One of the rules explaining how the decltype keyword works states that:
If the argument is [...] an unparenthesized class member access expression, then decltype yields the type of the entity named by this expression. (https://en.cppreference.com/w/cpp/language/decltype)
However, consider the following example (pseudo-code for brevity):

struct X {
    int a;

X x;
int X::* ptr = &X::a;
std::is_lvalue_reference<decltype(x.*ptr)>::value; //Evaluates to 1. The type is int&
std::is_rvalue_reference<decltype(X().*ptr)>::value; //Evaluates to 1. The type is int&&

This implies that accessing a class member through a pointer to member is not a class member access expression. It's treated as if it was just a normal expression, for which the rule I quoted doesn't apply.
Therefore, my question is: how can I know what exactly counts as a class member access expression for the purpose of decltype?
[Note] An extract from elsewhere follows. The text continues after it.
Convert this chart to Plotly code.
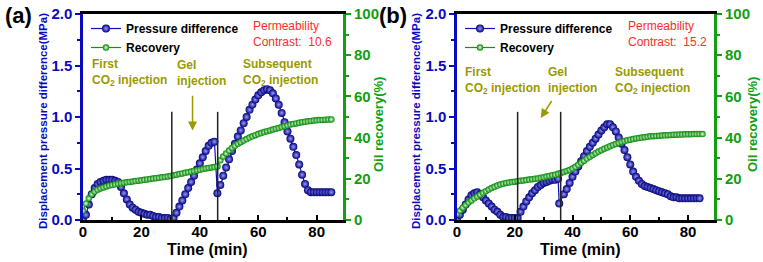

What source should I look into to find a precise definition?


1 Answer 1


Class member access is defined in [expr.ref].

It is:

A postfix expression followed by a dot . or an arrow ->, optionally followed by the keyword template, and then followed by an id-expression

x.y is class member access, get().y is class member access, x.template y<int>() is class member access, etc.

But neither x.*ptr nor X().*ptr are, because of the *. They are pointer-to-member operators, which are described in [expr.mptr.oper]. They also have different (lower) precedence from class member access: x.*y.z evaluates as x.*(y.z).